A unique campaign to help highlight the plight of missing children in Europe has begun, using the 404 error pages displayed when you visit missing webpages.
Missing Children Europe (MCE) and Child Focus, along with the help of Famous, a Belgian advertising agency, have launched a digital campaign aimed at raising awareness about cases of missing children.
The project, named NotFound, uses "404 - page not found" error messages on missing web pages to display announcements of missing children.
The project was started in Belgium and, for the moment, only displays cases that are treated in Belgium. By the time this article was written, 936 websites had already integrated the NotFound campaign.
Maryse Roland, spokesperson for Child Focus, the European centre for missing and sexually exploited children located in Belgium, explained that the pages will not just concentrate on new cases.
"This project will allow us to once again concentrate the attention on children whom we haven't heard of for many years. These children risk falling into oblivion. The choice of the shown missing persons message on the 404 page will be at random: it could be a recent disappearance, or on the contrary, a child that has been missing for a long time.
"We already have a few major partners and invite every business or person with a website to join our project. No financial investment is required, just good will."

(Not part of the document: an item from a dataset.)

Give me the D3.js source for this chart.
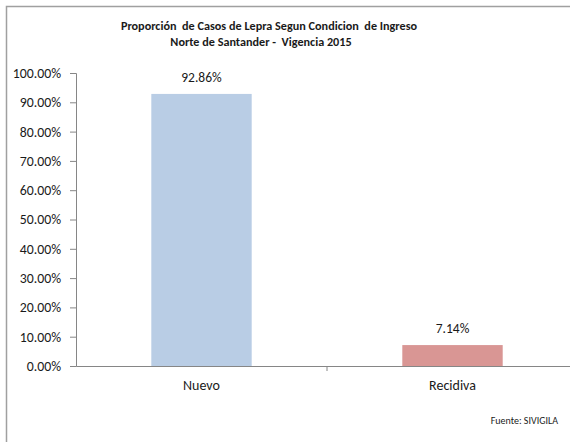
<!DOCTYPE html>
<html>
<head>
<meta charset="utf-8">
<script src="https://cdn.jsdelivr.net/npm/d3@7"></script>
<style>
  html, body { margin: 0; padding: 0; background: #fff; }
  svg { display: block; font-family: Carlito, Lato, "Open Sans", sans-serif; }
</style>
</head>
<body>
<svg id="chart" width="570" height="442"></svg>
<script>
// Proportion of leprosy cases by admission condition
const categories = ["Nuevo", "Recidiva"];
const values = [92.86, 7.14];
const barColors = ["#b9cde5", "#d99694"];
const yTicks = [0, 10, 20, 30, 40, 50, 60, 70, 80, 90, 100];
const titleLines = [
  "Proporción  de Casos de Lepra Segun Condicion  de Ingreso",
  "Norte de Santander -  Vigencia 2015"
];
const sourceNote = "Fuente: SIVIGILA";

const svg = d3.select("#chart");
const axisColor = "#868686";
const fontStack = "Carlito, Lato, 'Open Sans', sans-serif";

// outer frame (runs past the right and bottom edges)
svg.append("rect")
  .attr("x", 6.5).attr("y", 6.5)
  .attr("width", 600).attr("height", 500)
  .attr("fill", "none")
  .attr("stroke", "#a0a0a0")
  .attr("stroke-width", 1.5);

const plot = { left: 76, right: 578, top: 73, bottom: 366 };

const x = d3.scaleBand()
  .domain(categories)
  .range([plot.left, plot.right])
  .paddingInner(0)
  .paddingOuter(0);

const y = d3.scaleLinear()
  .domain([0, 100])
  .range([plot.bottom, plot.top]);

// title
svg.append("g").selectAll("text")
  .data(titleLines)
  .join("text")
  .attr("x", (d, i) => i === 0 ? 269 : 261)
  .attr("y", (d, i) => 30 + i * 16)
  .attr("text-anchor", "middle")
  .attr("font-size", 12.2)
  .attr("font-weight", "bold")
  .attr("fill", "#1a1a1a")
  .style("white-space", "pre")
  .text(d => d);

// bars
const barW = x.bandwidth() * 0.4;
svg.append("g").selectAll("rect")
  .data(values)
  .join("rect")
  .attr("x", (d, i) => x(categories[i]) + (x.bandwidth() - barW) / 2)
  .attr("y", d => y(d))
  .attr("width", barW)
  .attr("height", d => y(0) - y(d) + 1)
  .attr("fill", (d, i) => barColors[i]);

// value labels
svg.append("g").selectAll("text")
  .data(values)
  .join("text")
  .attr("x", (d, i) => x(categories[i]) + x.bandwidth() / 2)
  .attr("y", d => y(d) - 12)
  .attr("text-anchor", "middle")
  .attr("font-size", 13.5)
  .attr("fill", "#1a1a1a")
  .text(d => d.toFixed(2) + "%");

// y axis
const yAxis = svg.append("g")
  .attr("transform", `translate(${plot.left},0)`)
  .call(d3.axisLeft(y).tickValues(yTicks).tickSize(6).tickPadding(9)
    .tickFormat(d => d.toFixed(2) + "%"));
yAxis.select(".domain").attr("stroke", axisColor);
yAxis.selectAll(".tick line").attr("stroke", axisColor);
yAxis.selectAll(".tick text")
  .attr("font-size", 13.8)
  .attr("font-family", fontStack)
  .attr("fill", "#1a1a1a");

// x axis
const xAxis = svg.append("g")
  .attr("transform", `translate(0,${plot.bottom})`)
  .call(d3.axisBottom(x).tickSize(0).tickPadding(14));
xAxis.select(".domain").attr("stroke", axisColor);
xAxis.selectAll(".tick text")
  .attr("font-size", 14)
  .attr("font-family", fontStack)
  .attr("fill", "#1a1a1a");
// separators between categories
svg.append("g").selectAll("line")
  .data(categories.slice(1))
  .join("line")
  .attr("x1", d => x(d)).attr("x2", d => x(d))
  .attr("y1", plot.bottom).attr("y2", plot.bottom + 5)
  .attr("stroke", axisColor);

// source note
svg.append("text")
  .attr("x", 558)
  .attr("y", 424)
  .attr("text-anchor", "end")
  .attr("font-size", 10)
  .attr("fill", "#1a1a1a")
  .text(sourceNote);
</script>
</body>
</html>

The use of 404 pages came across as an ideal solution, since many websites do not have a personalised error message and a virtually unused.
"The 404-page is a cornerstone of the internet culture. An increasing number of websites designs have customized error pages that limit frustrations for the user. With the NotFound-project we are however taking this one step further by giving these pages a reason to exist. The next step came easily: Page not found, neither is this child" said Laurent Dochy, creator of the project over at Famous.
Delphine Moralis, deputy secretary-general at Missing Children Europe, said the campaign had been a bigger success than they had expected. "Over 7,000 tweets mentioned the campaign and from this, approximately NotFound has potentially been viewed by 19 million people. This is thanks to being picked up by Mashable and the BBC, among others.
"This is a pilot project, concerning only cases treated in Belgium, but it has been such a success we will be working to expand it to cover other locations much sooner than anticipated. We will work with local branches so that if someone accesses a page from, let's say, Greece, they see a case that is relevant to their location."